Problem requirements: Check every line of the entries that follow, and copy the ones containing "this".

Exercise material:

---+---

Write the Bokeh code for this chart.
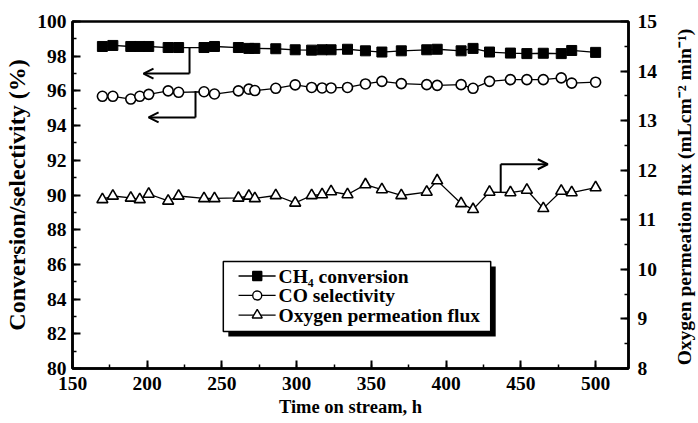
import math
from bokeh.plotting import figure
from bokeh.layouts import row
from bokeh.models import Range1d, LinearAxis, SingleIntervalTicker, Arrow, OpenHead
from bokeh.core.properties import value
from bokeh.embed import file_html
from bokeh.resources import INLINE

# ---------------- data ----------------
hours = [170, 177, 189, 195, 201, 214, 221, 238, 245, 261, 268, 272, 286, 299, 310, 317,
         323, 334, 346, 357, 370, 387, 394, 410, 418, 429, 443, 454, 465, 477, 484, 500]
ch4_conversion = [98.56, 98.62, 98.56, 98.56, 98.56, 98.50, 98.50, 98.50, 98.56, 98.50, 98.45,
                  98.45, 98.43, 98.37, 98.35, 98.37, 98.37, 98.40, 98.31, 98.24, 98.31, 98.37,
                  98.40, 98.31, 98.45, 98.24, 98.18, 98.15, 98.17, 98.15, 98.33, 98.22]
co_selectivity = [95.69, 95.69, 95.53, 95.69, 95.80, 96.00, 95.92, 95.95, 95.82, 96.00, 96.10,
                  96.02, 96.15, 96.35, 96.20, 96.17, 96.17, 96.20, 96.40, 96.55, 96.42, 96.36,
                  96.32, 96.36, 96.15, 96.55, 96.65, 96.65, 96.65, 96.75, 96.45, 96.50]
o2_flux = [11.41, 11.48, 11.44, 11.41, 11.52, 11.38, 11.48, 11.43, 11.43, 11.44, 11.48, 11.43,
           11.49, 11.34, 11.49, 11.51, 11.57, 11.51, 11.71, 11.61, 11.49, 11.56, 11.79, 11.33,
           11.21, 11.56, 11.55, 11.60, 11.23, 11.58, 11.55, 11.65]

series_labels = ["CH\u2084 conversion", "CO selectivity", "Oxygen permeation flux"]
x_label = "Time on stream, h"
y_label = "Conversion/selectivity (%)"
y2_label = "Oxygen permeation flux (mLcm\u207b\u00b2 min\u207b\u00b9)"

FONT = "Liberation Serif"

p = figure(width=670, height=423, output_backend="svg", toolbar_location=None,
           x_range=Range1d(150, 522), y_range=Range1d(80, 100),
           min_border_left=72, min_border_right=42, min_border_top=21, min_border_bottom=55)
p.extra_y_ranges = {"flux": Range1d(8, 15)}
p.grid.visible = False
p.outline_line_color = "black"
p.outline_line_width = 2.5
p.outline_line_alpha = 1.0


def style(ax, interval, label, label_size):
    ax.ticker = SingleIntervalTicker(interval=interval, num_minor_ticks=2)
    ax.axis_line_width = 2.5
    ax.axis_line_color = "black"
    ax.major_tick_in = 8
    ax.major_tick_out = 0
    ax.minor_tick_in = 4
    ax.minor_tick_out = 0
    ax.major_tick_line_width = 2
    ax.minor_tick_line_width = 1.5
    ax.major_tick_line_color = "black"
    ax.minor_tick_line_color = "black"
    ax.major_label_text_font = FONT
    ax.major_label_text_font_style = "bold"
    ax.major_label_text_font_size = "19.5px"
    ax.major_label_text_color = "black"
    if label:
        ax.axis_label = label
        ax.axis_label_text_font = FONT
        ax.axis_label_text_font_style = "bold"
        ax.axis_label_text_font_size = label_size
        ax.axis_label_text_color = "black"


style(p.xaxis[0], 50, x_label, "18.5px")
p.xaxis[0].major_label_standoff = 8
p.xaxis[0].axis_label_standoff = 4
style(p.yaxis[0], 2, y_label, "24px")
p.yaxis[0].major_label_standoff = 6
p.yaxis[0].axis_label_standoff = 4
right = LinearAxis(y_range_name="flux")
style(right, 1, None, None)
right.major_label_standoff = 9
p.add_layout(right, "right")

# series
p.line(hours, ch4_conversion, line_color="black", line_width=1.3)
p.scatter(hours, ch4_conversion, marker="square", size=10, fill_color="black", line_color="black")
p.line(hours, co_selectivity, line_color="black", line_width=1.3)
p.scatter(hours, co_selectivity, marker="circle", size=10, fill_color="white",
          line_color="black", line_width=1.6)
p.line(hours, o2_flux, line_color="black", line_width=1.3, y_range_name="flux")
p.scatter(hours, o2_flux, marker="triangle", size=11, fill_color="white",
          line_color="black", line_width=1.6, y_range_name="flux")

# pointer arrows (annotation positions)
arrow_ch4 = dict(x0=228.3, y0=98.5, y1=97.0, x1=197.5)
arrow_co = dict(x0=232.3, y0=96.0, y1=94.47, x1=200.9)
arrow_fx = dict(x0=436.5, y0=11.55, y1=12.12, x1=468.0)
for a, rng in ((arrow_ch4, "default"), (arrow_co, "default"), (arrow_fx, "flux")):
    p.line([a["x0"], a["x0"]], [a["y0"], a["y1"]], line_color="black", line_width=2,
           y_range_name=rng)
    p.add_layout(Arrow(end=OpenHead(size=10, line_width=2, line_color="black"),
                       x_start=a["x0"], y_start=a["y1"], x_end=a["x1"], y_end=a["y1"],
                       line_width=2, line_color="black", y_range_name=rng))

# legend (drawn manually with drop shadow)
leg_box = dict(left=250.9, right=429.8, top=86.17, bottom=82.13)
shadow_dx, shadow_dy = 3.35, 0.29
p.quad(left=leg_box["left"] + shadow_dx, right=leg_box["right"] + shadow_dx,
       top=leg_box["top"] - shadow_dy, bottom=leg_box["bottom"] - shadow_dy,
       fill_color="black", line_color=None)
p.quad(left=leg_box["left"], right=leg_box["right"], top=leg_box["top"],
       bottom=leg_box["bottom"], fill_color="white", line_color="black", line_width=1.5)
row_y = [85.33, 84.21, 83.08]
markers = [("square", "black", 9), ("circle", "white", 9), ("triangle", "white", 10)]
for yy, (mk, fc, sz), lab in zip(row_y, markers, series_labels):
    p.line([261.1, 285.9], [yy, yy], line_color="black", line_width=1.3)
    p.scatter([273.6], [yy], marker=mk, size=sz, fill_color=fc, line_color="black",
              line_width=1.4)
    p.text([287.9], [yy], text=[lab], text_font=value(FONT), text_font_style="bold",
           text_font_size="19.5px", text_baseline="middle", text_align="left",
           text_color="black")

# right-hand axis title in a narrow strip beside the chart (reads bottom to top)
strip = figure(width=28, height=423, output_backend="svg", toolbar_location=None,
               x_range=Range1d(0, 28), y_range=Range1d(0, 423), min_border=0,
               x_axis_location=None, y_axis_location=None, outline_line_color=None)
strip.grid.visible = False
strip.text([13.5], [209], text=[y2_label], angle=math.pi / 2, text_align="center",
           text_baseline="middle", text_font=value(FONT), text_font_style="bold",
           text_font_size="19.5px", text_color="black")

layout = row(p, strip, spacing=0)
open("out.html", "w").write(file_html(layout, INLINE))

---+---

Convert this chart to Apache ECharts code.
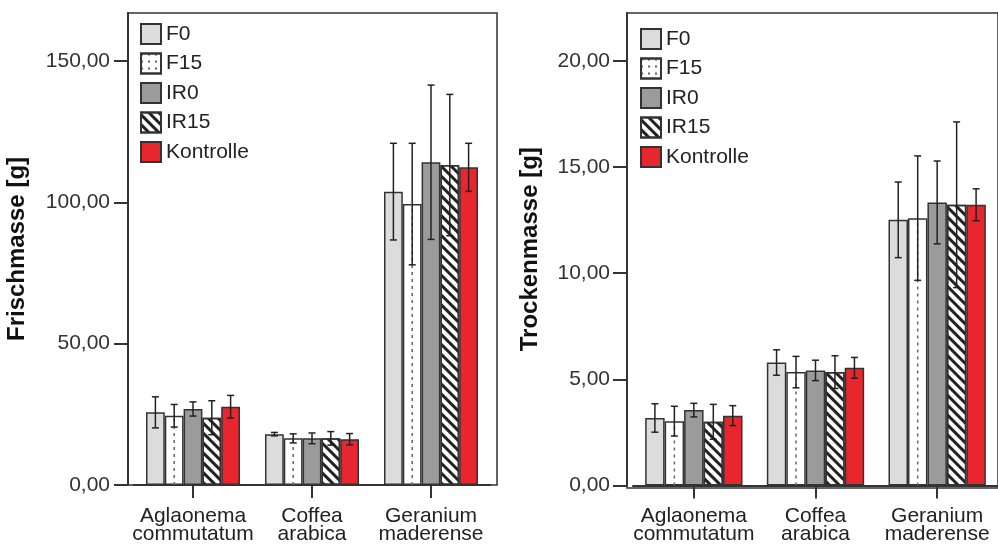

---+---

Task answer:
Write the Bokeh code for this chart.
Convert this chart to Apache ECharts code.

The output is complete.